Maybe I am one of the weird ones (that’s not me in the photo; it’s stock, but it’s a good sign that I’m not alone), but even at 32, I enjoy coloring books. Just like my purchases of manga, graphic novels, and illustrated books, I buy many of my coloring books as a form of poor-man’s art collecting. But not just because I want to own the beautiful work, but because with a coloring book, I get to add my own touches, my own interpretation, and sometimes, given enough white space, my own designs within the images.
While on rare occasion I will buy a cheap (and cheaply made) coloring/activity book just for the fun of being a kid and coloring, most of the ones in my collection are of exquisite images: mandalas, renaissance fashion, detailed First Nations animal art, fairies, vampires, et al. Squirelflight and I will mark pages with our initials in faint pencil if we really want to be the one to color a certain image, and if there’s contention, I bless the gods and my partner that we have a scanner, because I can scan the image and print it several times over for us to color. Some images are so beautiful, we don’t touch the original, but scan and print for the fun of it.
But there are ways of getting coloring pages, whether for fun or for the meditative, soul-trance quality of taking your time to bring vibrant life to an elegant set of black lines and white spaces. When I wrote this eHow article on creating printable coloring books, I had gone through site after site looking up places that provided printable pages for free, not having realized how many there were to choose from!
While they may not compare to the level of quality of my books, they can provide hours of free (mostly, if one does not consider paper, toner, and art supplies into the cost) entertainment for you, your children, or anyone.
Educational Coloring Pages (mostly not educational, but a lot of variety along the left side bar)
Karen’s Whimsy: Dragon Images and Beyond (some of the fantasy art is incredible, check the left sidebar)
One thing I like most about going to my friends’ family’s 4th of July celebrations each year, is that they have a table always set up with coloring books, crayons, markers, and pencils, and we get to pick a page, sit with it a while, and put our names on it.

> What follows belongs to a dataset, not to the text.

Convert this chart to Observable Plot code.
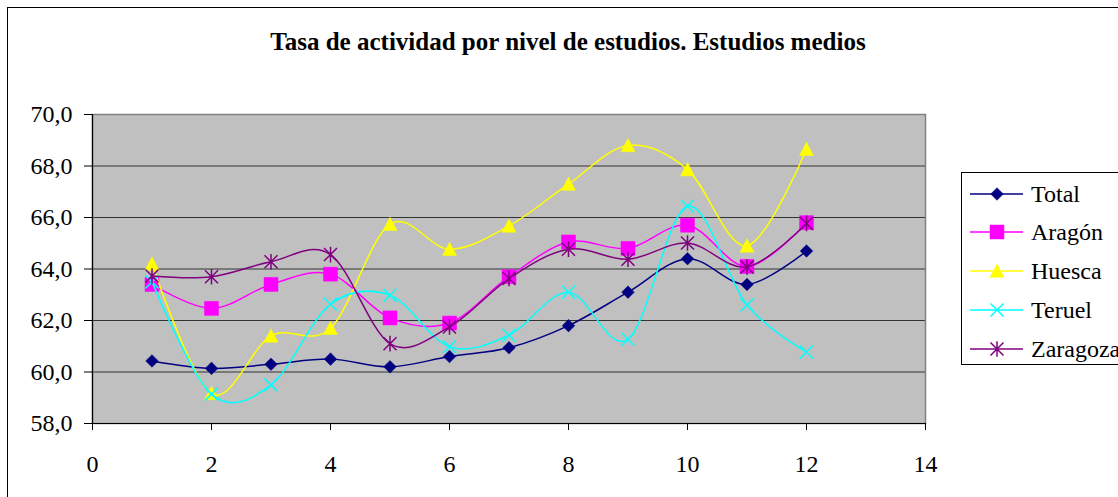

I’ve done it at other parties (it’s where I discovered the “Vulva”–Warning: adult term used in real title–Coloring Book, and first realized I could “paint” my coloring books with nail polish for added shine and glitter.)
And for people who really want to let their imaginations fly, you can try the Anti-coloring Book, which is more a book of drawing prompts (one step toward getting a sketch book), rather than the traditional image-you-color-in books.